Clinton: Obama Mailings Are Deceptive
posted 1:48 pm Sat February 23, 2008 - CINCINNATI
Hillary Rodham Clinton said Saturday that a pair of mailings sent to voters by rival Barack Obama's campaign criticizing her health care plan and trade views are false, misleading and a betrayal of his pledge to practice a new style of politics.
"Shame on you, Barack Obama. It is time you ran a campaign consistent with your messages in public - that's what I expect from you," Clinton said angrily, waving the mailings in the air.
"Meet me in Ohio, and let's have a debate about your tactics," she added.
The two candidates will meet in a televised debate in Cleveland Tuesday.

Clinton spoke to reporters after an early morning rally at Cincinnati Technical College, one of several events she has held across Ohio this week. After losing eleven straight contests to Obama since Super Tuesday, the former first lady is banking on a strong showing in both Ohio and Texas on March 4 to save her fading candidacy.
With so much on the line and the clock ticking, Clinton ripped into Obama much more directly and forcefully than she has in the past.
"Enough about the speeches, and the big rallies, and then using tactics right out of Karl Rove's playbook. This is wrong and every Democrat should be outraged," Clinton said.
Clinton advisers have repeatedly criticized the Obama campaign's health care mailing, which says her plan for universal coverage would "force" everyone to purchase insurance even if they can't afford it. Her plan does require everyone to be covered, but it offers tax credits and other subsidies to make insurance more affordable.
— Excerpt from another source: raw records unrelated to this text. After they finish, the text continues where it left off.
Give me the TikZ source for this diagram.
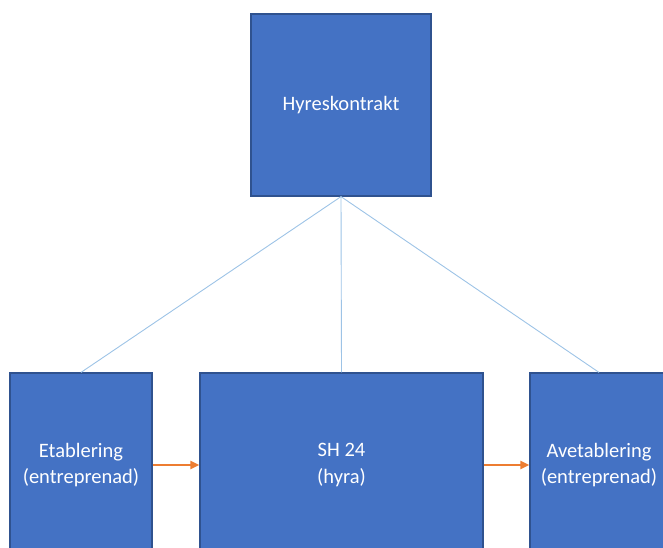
\documentclass[tikz,border=0pt]{standalone}
\usepackage{fontspec}
\setmainfont{Carlito}
\usetikzlibrary{arrows.meta,positioning}
\definecolor{HKFill}{HTML}{4472C4}
\definecolor{HKEdge}{HTML}{2F528F}
\definecolor{HKLink}{HTML}{9DC3E6}
\definecolor{HKOrange}{HTML}{ED7D31}
\tikzset{
  box/.style={draw=HKEdge,line width=1.2pt,fill=HKFill,text=white,align=center,
              inner sep=0pt,font=\fontsize{20.5}{26.5}\selectfont},
  link/.style={HKLink,line width=0.9pt},
  flow/.style={-{Triangle[length=9pt,width=8pt]},HKOrange,line width=2pt},
}
\begin{document}
\begin{tikzpicture}[x=1pt,y=-1pt]
  \useasboundingbox (0,0) rectangle (663,548);
  \clip (0,0) rectangle (663,548);
  \node[box,minimum width=180pt,minimum height=182pt] (kontrakt) at (341,105) {Hyreskontrakt};

  \node[box,minimum width=142pt,minimum height=184pt] (etab) at (81,465)
    {Etablering\\(entreprenad)};
  \node[box,minimum width=283pt,minimum height=184pt] (hyra) at (341.5,465)
    {SH 24\\(hyra)};
  \node[box,minimum width=138pt,minimum height=184pt] (avetab) at (599,465)
    {Avetablering\\(entreprenad)};

  \draw[link] (kontrakt.south) -- (etab.north);
  \draw[link] (kontrakt.south) -- (hyra.north);
  \draw[link] (kontrakt.south) -- (avetab.north);

  \draw[flow] (etab.east) -- (hyra.west);
  \draw[flow] (hyra.east) -- (avetab.west);
\end{tikzpicture}
\end{document}
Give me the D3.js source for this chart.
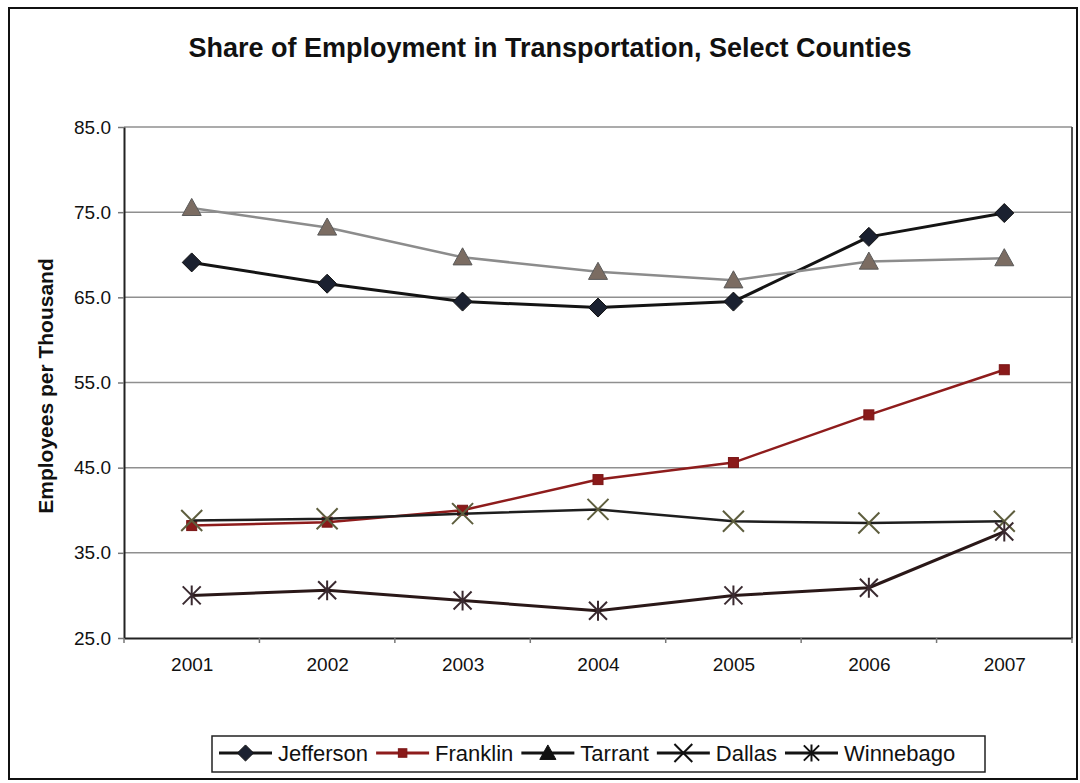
<!DOCTYPE html>
<html>
<head>
<meta charset="utf-8">
<script src="https://cdn.jsdelivr.net/npm/d3@7"></script>
<style>
  html, body { margin: 0; padding: 0; background: #fff; }
  svg { display: block; font-family: "Liberation Sans", Arial, sans-serif; }
</style>
</head>
<body>
<svg id="chart" width="1080" height="783"></svg>
<script>
// ---- data ----
const years = ["2001", "2002", "2003", "2004", "2005", "2006", "2007"];
const yTicks = [25, 35, 45, 55, 65, 75, 85];
const seriesNames = ["Jefferson", "Franklin", "Tarrant", "Dallas", "Winnebago"];
const jefferson = [69.1, 66.6, 64.5, 63.8, 64.5, 72.1, 74.9];
const franklin  = [38.2, 38.6, 40.0, 43.6, 45.6, 51.2, 56.5];
const tarrant   = [75.5, 73.2, 69.7, 68.0, 67.0, 69.2, 69.6];
const dallas    = [38.8, 39.0, 39.6, 40.1, 38.7, 38.5, 38.7];
const winnebago = [30.0, 30.6, 29.4, 28.2, 30.0, 30.9, 37.5];
const titleText = "Share of Employment in Transportation, Select Counties";
const yTitleText = "Employees per Thousand";

// ---- styles ----
const styles = {
  Jefferson: { line: "#141414", width: 3,   marker: "diamond",  fill: "#1b2130", stroke: "#111", legendLine: "#141414" },
  Franklin:  { line: "#8e1c1c", width: 2.5, marker: "square",   fill: "#8a1a1a", stroke: "#7a1515", legendLine: "#8e1c1c" },
  Tarrant:   { line: "#8c8c8c", width: 2.5, marker: "triangle", fill: "#7b6c62", stroke: "#5a5a5a", legendLine: "#141414" },
  Dallas:    { line: "#1e1e1e", width: 2.5, marker: "x",        fill: "none",    stroke: "#5e5e3e", legendLine: "#141414" },
  Winnebago: { line: "#2a1818", width: 3,   marker: "star",     fill: "none",    stroke: "#3a2a30", legendLine: "#141414" }
};
const seriesValues = [jefferson, franklin, tarrant, dallas, winnebago];

const svg = d3.select("#chart");
const plot = { left: 124, right: 1072, top: 127, bottom: 638 };

// outer border
svg.append("rect").attr("x", 9).attr("y", 8).attr("width", 1068).attr("height", 771)
  .attr("fill", "none").attr("stroke", "#111").attr("stroke-width", 2);

// title
svg.append("text").attr("x", 550).attr("y", 57).attr("text-anchor", "middle")
  .attr("font-size", 27).attr("font-weight", "bold").attr("fill", "#111").text(titleText);

const x = d3.scalePoint().domain(years).range([plot.left, plot.right]).padding(0.5);
const y = d3.scaleLinear().domain([25, 85]).range([plot.bottom, plot.top]);

// gridlines
svg.append("g").selectAll("line").data(yTicks.filter(d => d > 25)).join("line")
  .attr("x1", plot.left).attr("x2", plot.right)
  .attr("y1", d => y(d)).attr("y2", d => y(d))
  .attr("stroke", "#8f8f8f").attr("stroke-width", 1.5);

// right frame
svg.append("line").attr("x1", plot.right).attr("x2", plot.right)
  .attr("y1", plot.top).attr("y2", plot.bottom).attr("stroke", "#555").attr("stroke-width", 2);

// y axis
const yAxis = svg.append("g").attr("transform", `translate(${plot.left},0)`)
  .call(d3.axisLeft(y).tickValues(yTicks).tickFormat(d3.format(".1f")).tickSize(6).tickSizeOuter(0));
yAxis.select(".domain").attr("stroke", "#222").attr("stroke-width", 2);
yAxis.selectAll(".tick line").attr("stroke", "#777").attr("stroke-width", 1.5);
yAxis.selectAll(".tick text").attr("font-size", 19).attr("fill", "#111")
  .attr("font-family", "Liberation Sans, Arial, sans-serif").attr("x", -13);

// x axis
const xAxis = svg.append("g").attr("transform", `translate(0,${plot.bottom})`)
  .call(d3.axisBottom(x).tickSize(0).tickSizeOuter(0).tickPadding(20));
xAxis.select(".domain").attr("stroke", "#222").attr("stroke-width", 2);
xAxis.selectAll(".tick text").attr("font-size", 19).attr("fill", "#111")
  .attr("font-family", "Liberation Sans, Arial, sans-serif");
// category boundary ticks
const step = x.step();
const bounds = years.map(d => x(d) - step / 2).concat([x(years[years.length - 1]) + step / 2]);
xAxis.append("g").selectAll("line").data(bounds).join("line")
  .attr("x1", d => d).attr("x2", d => d).attr("y1", 0).attr("y2", 5)
  .attr("stroke", "#777").attr("stroke-width", 1.5);

// y title
svg.append("text").attr("transform", "translate(53,386) rotate(-90)")
  .attr("text-anchor", "middle").attr("font-size", 21).attr("font-weight", "bold")
  .attr("fill", "#111").text(yTitleText);

// marker drawing
function drawMarker(g, type, cx, cy, st, scale) {
  const s = scale || 1;
  if (type === "diamond") {
    const r = 9.5 * s;
    g.append("path").attr("d", `M${cx},${cy - r}L${cx + r},${cy}L${cx},${cy + r}L${cx - r},${cy}Z`)
      .attr("fill", st.fill).attr("stroke", st.stroke).attr("stroke-width", 1);
  } else if (type === "square") {
    const r = 5 * s;
    g.append("rect").attr("x", cx - r).attr("y", cy - r).attr("width", 2 * r).attr("height", 2 * r)
      .attr("fill", st.fill).attr("stroke", st.stroke).attr("stroke-width", 1);
  } else if (type === "triangle") {
    const r = 9.5 * s;
    g.append("path").attr("d", `M${cx},${cy - r}L${cx + r},${cy + r * 0.8}L${cx - r},${cy + r * 0.8}Z`)
      .attr("fill", st.fill).attr("stroke", st.stroke).attr("stroke-width", 1);
  } else if (type === "x") {
    const r = 10.5 * s;
    g.append("path").attr("d", `M${cx - r},${cy - r}L${cx + r},${cy + r}M${cx - r},${cy + r}L${cx + r},${cy - r}`)
      .attr("stroke", st.stroke).attr("stroke-width", 2).attr("fill", "none");
  } else if (type === "star") {
    const r = 9 * s;
    g.append("path").attr("d",
      `M${cx - r},${cy - r}L${cx + r},${cy + r}M${cx - r},${cy + r}L${cx + r},${cy - r}M${cx},${cy - r * 1.1}L${cx},${cy + r * 1.1}`)
      .attr("stroke", st.stroke).attr("stroke-width", 2).attr("fill", "none");
  }
}

const line = d3.line().x((d, i) => x(years[i])).y(d => y(d));
const seriesG = svg.append("g");
seriesNames.forEach((name, k) => {
  const st = styles[name];
  const vals = seriesValues[k];
  const g = seriesG.append("g");
  g.append("path").datum(vals).attr("d", line).attr("fill", "none")
    .attr("stroke", st.line).attr("stroke-width", st.width).attr("stroke-linejoin", "round");
  vals.forEach((v, i) => drawMarker(g, st.marker, x(years[i]), y(v), st, 1));
});

// legend
const legend = svg.append("g");
legend.append("rect").attr("x", 212).attr("y", 736).attr("width", 773).attr("height", 36)
  .attr("fill", "#fff").attr("stroke", "#222").attr("stroke-width", 1.5);
let lx = 219;
const ly = 753;
seriesNames.forEach(name => {
  const st = styles[name];
  legend.append("line").attr("x1", lx).attr("x2", lx + 53).attr("y1", ly).attr("y2", ly)
    .attr("stroke", st.legendLine).attr("stroke-width", 3);
  const mst = Object.assign({}, st, name === "Tarrant" ? { fill: "#111", stroke: "#111" } :
    name === "Dallas" || name === "Winnebago" ? { stroke: "#111" } : {});
  drawMarker(legend, st.marker, lx + 26.5, ly, mst, 0.85);
  const t = legend.append("text").attr("x", lx + 59).attr("y", ly + 8).attr("font-size", 22)
    .attr("fill", "#111").text(name);
  lx += 59 + t.node().getComputedTextLength() + 8;
});
</script>
</body>
</html>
Obama's plan does not include the so-called "individual mandate" for adults, and he has argued that people cannot be required to buy coverage if they can't afford it. However, his plan does mandate parents buy health insurance to cover children.
The second mailing, on North American Free Trade Agreement, quotes a 2006 Newsday article suggesting Clinton believed the agreement had been a "boon" to the economy. NAFTA and other trade agreements are extremely unpopular in Ohio, which has suffered an exodus of blue-collar jobs to other countries in part due to such agreements.
It's a particularly sensitive matter for Clinton, whose husband championed and passed the agreement as president. She is counting on the support of white, working class voters in the state.
"I am fighting to change NAFTA," she insisted. "Neither of us were in the Senate when NAFTA passed. Neither voted one way or the other."
The New York senator said Newsday had "corrected the record" about her views on the agreement. The paper published a follow-up item last year saying the word "boon" had been their "characterization of how we best understood her position on NAFTA, based on a review of past stories and her public statements."
As evidence of their concern about the issue, the Clinton campaign released two new ads in Ohio, one featuring former Senator John Glenn, saying Clinton would fight to fix trade agreements like NAFTA.
Clinton pushed back on questions about how her campaign had burned through nearly $130 million, only to be vastly outspent by Obama on ads and organization in several key states.
She also denied having overspent on campaign consultants. Financial reports published this week showed she had paid $7.5 million to the consulting firm of her senior strategist and pollster, Mark Penn. Clinton's top media adviser, Mandy Grunwald, was paid more than $2 million to produce ads.
"Our money goes to directly communicating with voters. That's where the money goes," Clinton said.
She added that she felt good about her prospects in Ohio and Texas but refused to say whether she needed to win both states to stay in the race.
"Let's let the people of Ohio vote. Let's actually have an election and then we can look at the results," she said.